Given data:
•••
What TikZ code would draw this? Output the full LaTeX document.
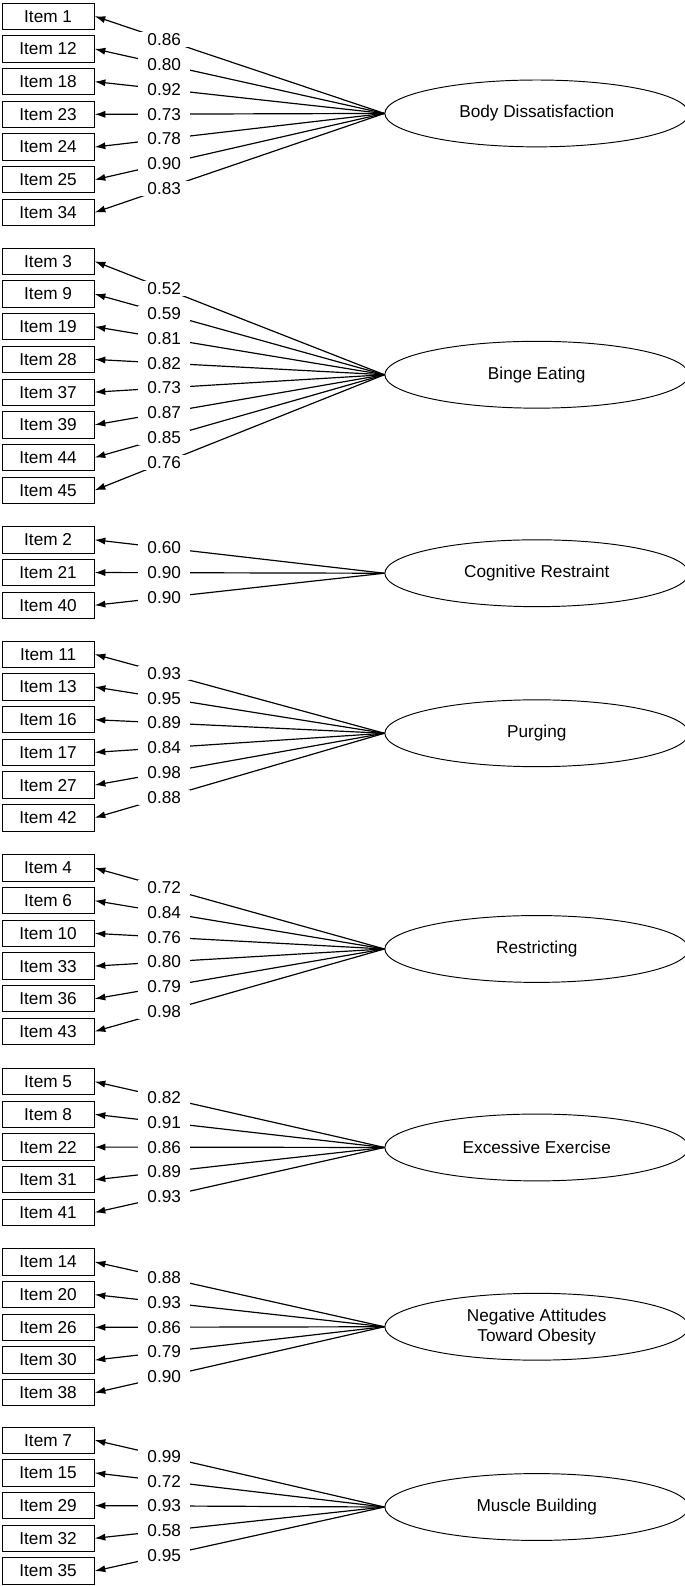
\documentclass[tikz,border=0pt]{standalone}
\usepackage{fontspec}
\setmainfont{Liberation Sans}
\usetikzlibrary{arrows.meta}

\tikzstyle{item} = [rectangle, draw, thick, minimum width=91*0.03cm, minimum height=26*0.03cm, inner sep=0pt, font=\fontsize{14.5}{16}\selectfont]
\tikzstyle{factor} = [ellipse, draw, thick, minimum width=300*0.03cm, minimum height=66*0.03cm, align=center, font=\fontsize{14.5}{17}\selectfont]
\tikzstyle{link} = [draw, line width=1pt, -{Latex[length=9pt,width=6pt]}]
\tikzstyle{loading} = [fill=white, inner xsep=8pt, inner ysep=1pt, font=\fontsize{14.5}{16}\selectfont]

\usetikzlibrary{shapes.geometric}

% one factor with its items
\newcommand{\itemgroup}[5]{%
    \node[factor] (#1) at (530,#3) {#2};
    \foreach \num/\load [count=\i from 0] in {#5} {
        \node[item] (#1-\i) at (47.5,{#4+32.3*\i}) {Item \num};
        \draw[link] (#1.west) -- node[pos=0.76, loading] {\load} (#1-\i.east);
    }
}

\begin{document}
\begin{tikzpicture}[x=0.03cm, y=-0.03cm]
    \useasboundingbox (0,0) rectangle (676,1566);

    \itemgroup{body}{Body Dissatisfaction}{112}{16}{1/0.86, 12/0.80, 18/0.92, 23/0.73, 24/0.78, 25/0.90, 34/0.83}
    \itemgroup{binge}{Binge Eating}{370}{258}{3/0.52, 9/0.59, 19/0.81, 28/0.82, 37/0.73, 39/0.87, 44/0.85, 45/0.76}
    \itemgroup{cogn}{Cognitive Restraint}{566}{533}{2/0.60, 21/0.90, 40/0.90}
    \itemgroup{purg}{Purging}{724}{646}{11/0.93, 13/0.95, 16/0.89, 17/0.84, 27/0.98, 42/0.88}
    \itemgroup{restr}{Restricting}{937}{857}{4/0.72, 6/0.84, 10/0.76, 33/0.80, 36/0.79, 43/0.98}
    \itemgroup{exerc}{Excessive Exercise}{1133}{1068}{5/0.82, 8/0.91, 22/0.86, 31/0.89, 41/0.93}
    \itemgroup{obes}{Negative Attitudes\\Toward Obesity}{1310}{1246}{14/0.88, 20/0.93, 26/0.86, 30/0.79, 38/0.90}
    \itemgroup{muscle}{Muscle Building}{1488}{1422}{7/0.99, 15/0.72, 29/0.93, 32/0.58, 35/0.95}
\end{tikzpicture}
\end{document}
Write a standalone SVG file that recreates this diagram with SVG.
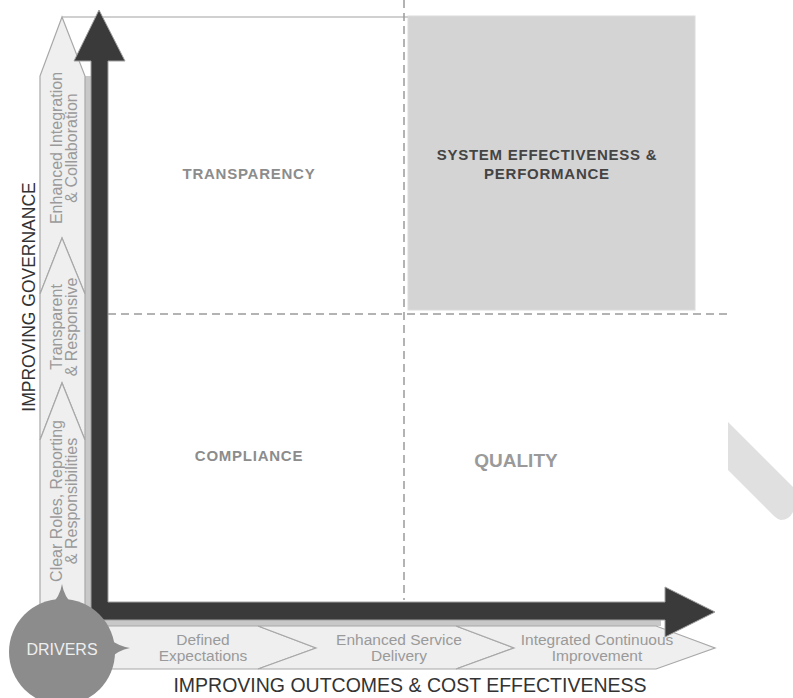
<svg xmlns="http://www.w3.org/2000/svg" width="793" height="698" viewBox="0 0 793 698">
<style>
.band{fill:#efefef;stroke:#a8a8a8;stroke-width:1.2}
.lbl{font-family:"Liberation Sans",Arial,sans-serif;font-size:16px;fill:#9a9a9a;text-anchor:middle}
.hl{font-size:15.5px}
.axis{font-family:"Liberation Sans",Arial,sans-serif;font-size:19.5px;fill:#333;text-anchor:middle}
.quad{font-family:"Liberation Sans",Arial,sans-serif;font-size:15px;font-weight:bold;letter-spacing:0.75px;text-anchor:middle;fill:#8c8c8c}
.dash{stroke:#9a9a9a;stroke-width:1.5;stroke-dasharray:8 5;fill:none}
</style>
<rect width="793" height="698" fill="#fff"/>
<path d="M728,422 L793,487 L793,512 Q789,520 781,520 Q777,519 774,516 L728,470 Z" fill="#e0e0e0"/>
<g id="quadrant-system">
<rect x="408" y="16" width="287" height="294" fill="#d4d4d4" stroke="#dcdcdc"/>
<text class="quad" style="fill:#444" x="547" y="160">SYSTEM EFFECTIVENESS &amp;</text>
<text class="quad" style="fill:#444" x="547" y="179">PERFORMANCE</text>
</g>
<line x1="62" y1="17" x2="408" y2="17" stroke="#d0d0d0" stroke-width="2"/>
<g id="grid">
<line class="dash" x1="404" y1="0" x2="404" y2="600"/>
<line class="dash" x1="108" y1="314" x2="727" y2="314"/>
</g>
<g id="quadrant-transparency"><text class="quad" x="249" y="179">TRANSPARENCY</text></g>
<g id="quadrant-compliance"><text class="quad" x="249" y="461">COMPLIANCE</text></g>
<g id="quadrant-quality"><text class="quad" style="font-size:19px;letter-spacing:0;fill:#9a9a9a" x="516" y="467">QUALITY</text></g>
<rect x="84" y="76" width="7" height="544" fill="#c8c8c8"/>
<rect x="91" y="619" width="570" height="7" fill="#c8c8c8"/>
<g id="chevron-enhanced-integration">
<polygon class="band" points="40,294 40,76 62,17 85,76 85,294 62,238"/>
<g transform="translate(0,148) rotate(-90)"><text class="lbl" x="0" y="62">Enhanced Integration</text><text class="lbl" x="0" y="77">&amp; Collaboration</text></g>
</g>
<g id="chevron-transparent">
<polygon class="band" points="40,440 40,294 62,238 85,294 85,440 62,383"/>
<g transform="translate(0,327) rotate(-90)"><text class="lbl" x="0" y="62">Transparent</text><text class="lbl" x="0" y="77">&amp; Responsive</text></g>
</g>
<g id="chevron-clear-roles">
<polygon class="band" points="40,610 40,440 62,383 85,440 85,610"/>
<g transform="translate(0,501) rotate(-90)"><text class="lbl" x="0" y="62">Clear Roles, Reporting</text><text class="lbl" x="0" y="77">&amp; Responsibilities</text></g>
</g>
<g id="chevron-defined">
<polygon class="band" points="95,626 258,626 316,648 258,669 95,669"/>
<text class="lbl hl" x="203" y="645">Defined</text>
<text class="lbl hl" x="203" y="661">Expectations</text>
</g>
<g id="chevron-service">
<polygon class="band" points="258,626 456,626 514,648 456,669 258,669 316,648"/>
<text class="lbl hl" x="399" y="645">Enhanced Service</text>
<text class="lbl hl" x="399" y="661">Delivery</text>
</g>
<g id="chevron-continuous">
<polygon class="band" points="456,626 656,626 715,648 656,669 456,669 514,648"/>
<text class="lbl hl" x="597" y="645">Integrated Continuous</text>
<text class="lbl hl" x="597" y="661">Improvement</text>
</g>
<g id="connectors">
<path d="M91,620 L91,61 L74,61 L99,10 L125,61 L108,61 L108,602 L665,602 L665,587 L715,612 L665,637 L665,620 Z" fill="#3a3a3a" stroke="#a0a0a0" stroke-width="1"/>
</g>
<g id="drivers">
<circle cx="62" cy="652" r="53" fill="#8c8c8c"/>
<path d="M50,606 Q60,597 62,584 Q64,597 74,606 Z" fill="#8c8c8c"/>
<path d="M108,638 Q118,646 130,648 Q118,650 108,660 Z" fill="#8c8c8c"/>
<text x="62" y="655" font-family="Liberation Sans, Arial, sans-serif" font-size="16" fill="#eeeeee" text-anchor="middle">DRIVERS</text>
</g>
<g id="axis-labels">
<g transform="translate(0,297) rotate(-90)"><text class="axis" style="font-size:17.5px" x="0" y="35">IMPROVING GOVERNANCE</text></g>
<text class="axis" x="410" y="692">IMPROVING OUTCOMES &amp; COST EFFECTIVENESS</text>
</g>
</svg>
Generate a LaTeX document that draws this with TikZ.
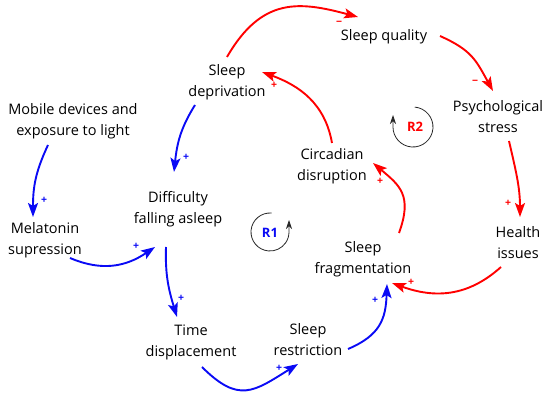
•••
What you are asked to do:
Print the complete listing exactly, apart from any pictures.

Worked solution:
What TikZ code would draw this? Output the full LaTeX document.
\documentclass[tikz,border=0pt]{standalone}
\usepackage{fontspec}
\setmainfont{Liberation Sans}
\usetikzlibrary{arrows.meta}

\tikzstyle{item} = [rectangle, draw, thick, minimum width=91*0.03cm, minimum height=26*0.03cm, inner sep=0pt, font=\fontsize{14.5}{16}\selectfont]
\tikzstyle{factor} = [ellipse, draw, thick, minimum width=300*0.03cm, minimum height=66*0.03cm, align=center, font=\fontsize{14.5}{17}\selectfont]
\tikzstyle{link} = [draw, line width=1pt, -{Latex[length=9pt,width=6pt]}]
\tikzstyle{loading} = [fill=white, inner xsep=8pt, inner ysep=1pt, font=\fontsize{14.5}{16}\selectfont]

\usetikzlibrary{shapes.geometric}

% one factor with its items
\newcommand{\itemgroup}[5]{%
    \node[factor] (#1) at (530,#3) {#2};
    \foreach \num/\load [count=\i from 0] in {#5} {
        \node[item] (#1-\i) at (47.5,{#4+32.3*\i}) {Item \num};
        \draw[link] (#1.west) -- node[pos=0.76, loading] {\load} (#1-\i.east);
    }
}

\begin{document}
\begin{tikzpicture}[x=0.03cm, y=-0.03cm]
    \useasboundingbox (0,0) rectangle (676,1566);

    \itemgroup{body}{Body Dissatisfaction}{112}{16}{1/0.86, 12/0.80, 18/0.92, 23/0.73, 24/0.78, 25/0.90, 34/0.83}
    \itemgroup{binge}{Binge Eating}{370}{258}{3/0.52, 9/0.59, 19/0.81, 28/0.82, 37/0.73, 39/0.87, 44/0.85, 45/0.76}
    \itemgroup{cogn}{Cognitive Restraint}{566}{533}{2/0.60, 21/0.90, 40/0.90}
    \itemgroup{purg}{Purging}{724}{646}{11/0.93, 13/0.95, 16/0.89, 17/0.84, 27/0.98, 42/0.88}
    \itemgroup{restr}{Restricting}{937}{857}{4/0.72, 6/0.84, 10/0.76, 33/0.80, 36/0.79, 43/0.98}
    \itemgroup{exerc}{Excessive Exercise}{1133}{1068}{5/0.82, 8/0.91, 22/0.86, 31/0.89, 41/0.93}
    \itemgroup{obes}{Negative Attitudes\\Toward Obesity}{1310}{1246}{14/0.88, 20/0.93, 26/0.86, 30/0.79, 38/0.90}
    \itemgroup{muscle}{Muscle Building}{1488}{1422}{7/0.99, 15/0.72, 29/0.93, 32/0.58, 35/0.95}
\end{tikzpicture}
\end{document}
Write a standalone SVG file that recreates this diagram with SVG.
<svg xmlns="http://www.w3.org/2000/svg" width="793" height="698" viewBox="0 0 793 698">
<style>
.band{fill:#efefef;stroke:#a8a8a8;stroke-width:1.2}
.lbl{font-family:"Liberation Sans",Arial,sans-serif;font-size:16px;fill:#9a9a9a;text-anchor:middle}
.hl{font-size:15.5px}
.axis{font-family:"Liberation Sans",Arial,sans-serif;font-size:19.5px;fill:#333;text-anchor:middle}
.quad{font-family:"Liberation Sans",Arial,sans-serif;font-size:15px;font-weight:bold;letter-spacing:0.75px;text-anchor:middle;fill:#8c8c8c}
.dash{stroke:#9a9a9a;stroke-width:1.5;stroke-dasharray:8 5;fill:none}
</style>
<rect width="793" height="698" fill="#fff"/>
<path d="M728,422 L793,487 L793,512 Q789,520 781,520 Q777,519 774,516 L728,470 Z" fill="#e0e0e0"/>
<g id="quadrant-system">
<rect x="408" y="16" width="287" height="294" fill="#d4d4d4" stroke="#dcdcdc"/>
<text class="quad" style="fill:#444" x="547" y="160">SYSTEM EFFECTIVENESS &amp;</text>
<text class="quad" style="fill:#444" x="547" y="179">PERFORMANCE</text>
</g>
<line x1="62" y1="17" x2="408" y2="17" stroke="#d0d0d0" stroke-width="2"/>
<g id="grid">
<line class="dash" x1="404" y1="0" x2="404" y2="600"/>
<line class="dash" x1="108" y1="314" x2="727" y2="314"/>
</g>
<g id="quadrant-transparency"><text class="quad" x="249" y="179">TRANSPARENCY</text></g>
<g id="quadrant-compliance"><text class="quad" x="249" y="461">COMPLIANCE</text></g>
<g id="quadrant-quality"><text class="quad" style="font-size:19px;letter-spacing:0;fill:#9a9a9a" x="516" y="467">QUALITY</text></g>
<rect x="84" y="76" width="7" height="544" fill="#c8c8c8"/>
<rect x="91" y="619" width="570" height="7" fill="#c8c8c8"/>
<g id="chevron-enhanced-integration">
<polygon class="band" points="40,294 40,76 62,17 85,76 85,294 62,238"/>
<g transform="translate(0,148) rotate(-90)"><text class="lbl" x="0" y="62">Enhanced Integration</text><text class="lbl" x="0" y="77">&amp; Collaboration</text></g>
</g>
<g id="chevron-transparent">
<polygon class="band" points="40,440 40,294 62,238 85,294 85,440 62,383"/>
<g transform="translate(0,327) rotate(-90)"><text class="lbl" x="0" y="62">Transparent</text><text class="lbl" x="0" y="77">&amp; Responsive</text></g>
</g>
<g id="chevron-clear-roles">
<polygon class="band" points="40,610 40,440 62,383 85,440 85,610"/>
<g transform="translate(0,501) rotate(-90)"><text class="lbl" x="0" y="62">Clear Roles, Reporting</text><text class="lbl" x="0" y="77">&amp; Responsibilities</text></g>
</g>
<g id="chevron-defined">
<polygon class="band" points="95,626 258,626 316,648 258,669 95,669"/>
<text class="lbl hl" x="203" y="645">Defined</text>
<text class="lbl hl" x="203" y="661">Expectations</text>
</g>
<g id="chevron-service">
<polygon class="band" points="258,626 456,626 514,648 456,669 258,669 316,648"/>
<text class="lbl hl" x="399" y="645">Enhanced Service</text>
<text class="lbl hl" x="399" y="661">Delivery</text>
</g>
<g id="chevron-continuous">
<polygon class="band" points="456,626 656,626 715,648 656,669 456,669 514,648"/>
<text class="lbl hl" x="597" y="645">Integrated Continuous</text>
<text class="lbl hl" x="597" y="661">Improvement</text>
</g>
<g id="connectors">
<path d="M91,620 L91,61 L74,61 L99,10 L125,61 L108,61 L108,602 L665,602 L665,587 L715,612 L665,637 L665,620 Z" fill="#3a3a3a" stroke="#a0a0a0" stroke-width="1"/>
</g>
<g id="drivers">
<circle cx="62" cy="652" r="53" fill="#8c8c8c"/>
<path d="M50,606 Q60,597 62,584 Q64,597 74,606 Z" fill="#8c8c8c"/>
<path d="M108,638 Q118,646 130,648 Q118,650 108,660 Z" fill="#8c8c8c"/>
<text x="62" y="655" font-family="Liberation Sans, Arial, sans-serif" font-size="16" fill="#eeeeee" text-anchor="middle">DRIVERS</text>
</g>
<g id="axis-labels">
<g transform="translate(0,297) rotate(-90)"><text class="axis" style="font-size:17.5px" x="0" y="35">IMPROVING GOVERNANCE</text></g>
<text class="axis" x="410" y="692">IMPROVING OUTCOMES &amp; COST EFFECTIVENESS</text>
</g>
</svg>
Generate a LaTeX document that draws this with TikZ.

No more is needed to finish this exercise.